2020 also saw the performer writing music for a documentary called Gather, an intersection of indigenous wisdom and food. Director Sanjay Rawal (who previously helmed 2014 agricultural labor doc Food Chains) approached Zaragoza early 2018, and she quickly started studying transcripts to get a complete understanding of the project. “It was really powerful,” she reflects. “A lot of times in American culture, we have a lack of respect for the food we eat. We process it like crazy and are [always] looking for the cheapest way. This film is so much about this slow, meaningful way of harvesting, making, and consuming food. It’s really beautiful.”
For her part, she co-wrote a song called “Mother, We’ll Meet Again” with Ben Wylen and performs the moving number for the film’s credits. “[The song] is about food and my own experience of being a member of modern day society and learning how to return home,” she explains. “That’s how I feel as someone with indigenous ancestry ─ learning about what it means and returning home, whether that’s physically, mentally, or emotionally. Food is one of those ways of reminding ourselves what home is. We’re human beings. It’s us and Mother Earth.”
Zaragoza absolutely beams when talking about her work. Now, as she closes a chapter, she looks forward to a year full of promise, personally and professionally. She eyes a possible children’s book, honing her producing skills for her own music, and continuing her role as a composer for Netflix’s forthcoming Spirit Rangers, an all-Native fantasy/adventure animated series.

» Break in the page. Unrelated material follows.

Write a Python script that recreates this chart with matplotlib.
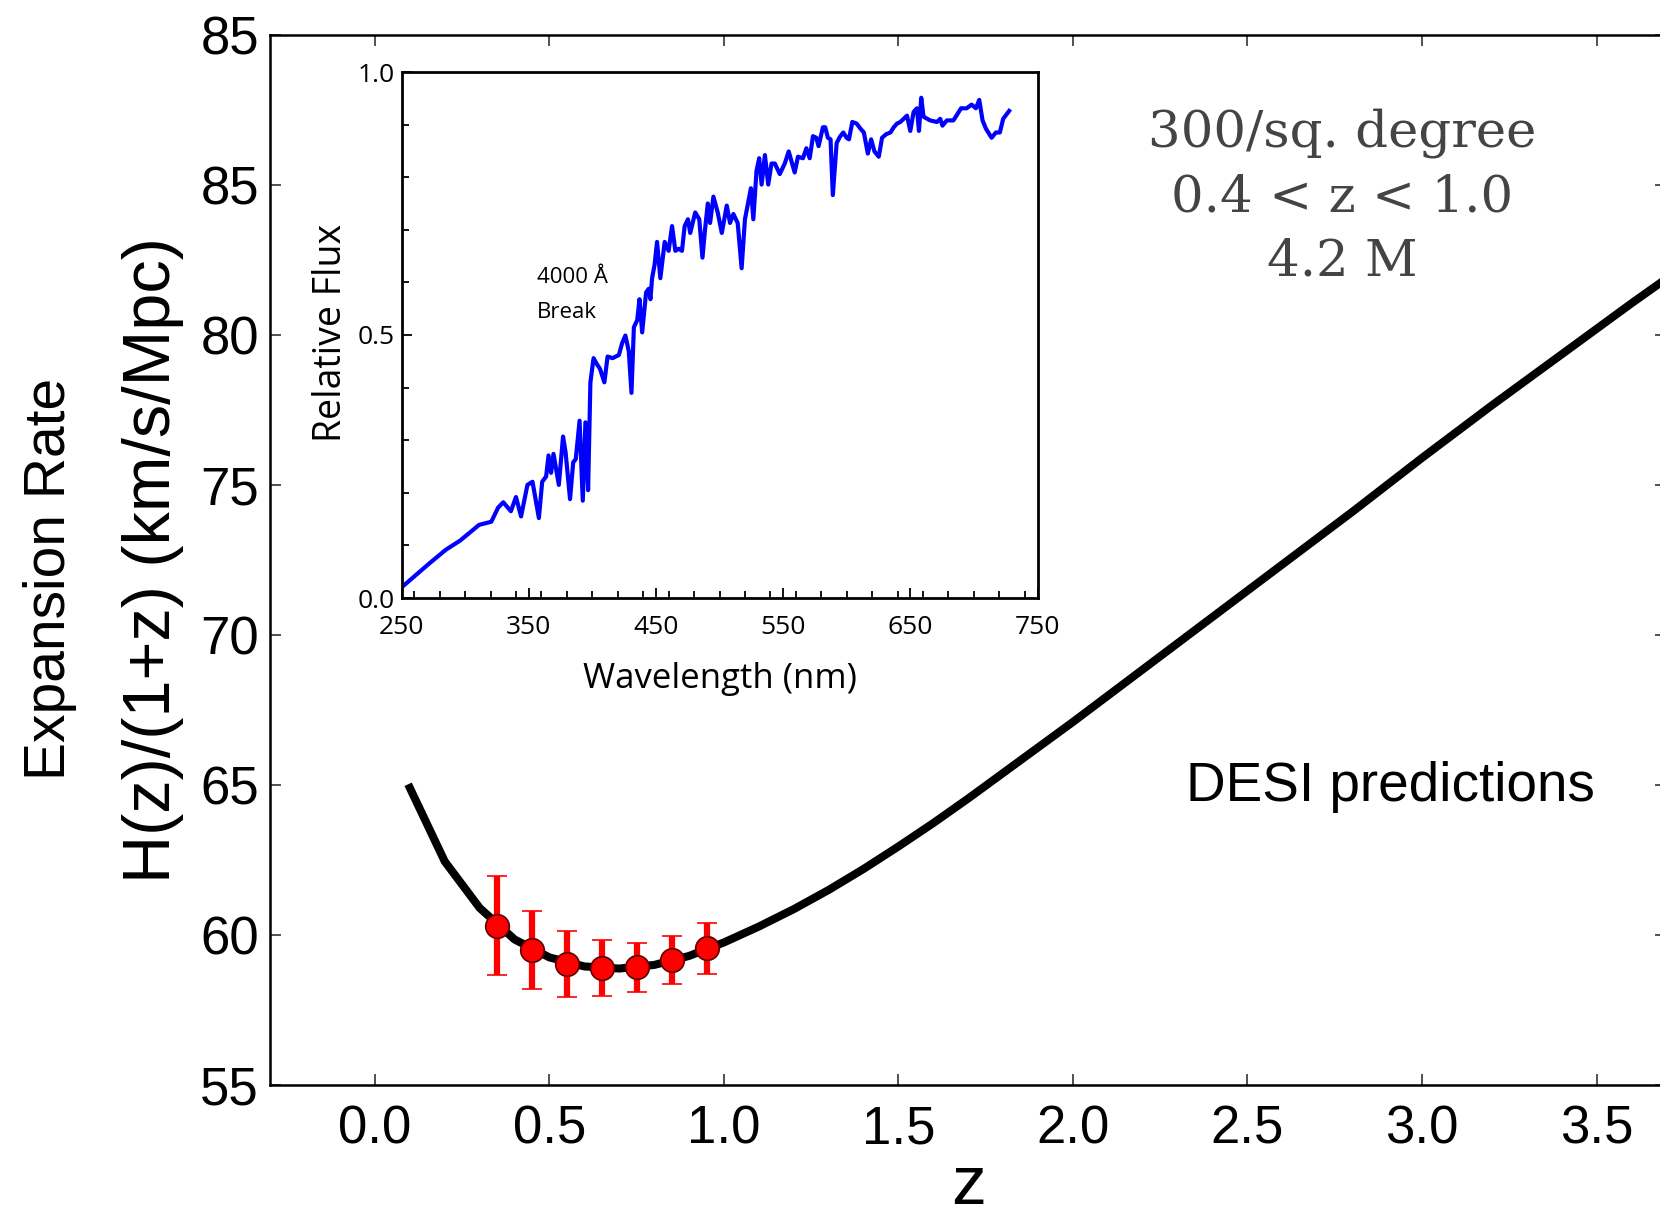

“I write songs for the characters. There’s a song in every single episode. There are so many characters, so I’m writing songs for so many voices and circumstances. It’s spectacular,” she says.
The show is greatly inspired by Indigenous stories with a “modern day twist,” she teases. “I’ve never composed for television before. I haven’t had a boss in music ever, really. I’ve always done things independently, so I have someone to answer to and I have deadlines. I have notes. It’s definitely a different pace for an indie artist.”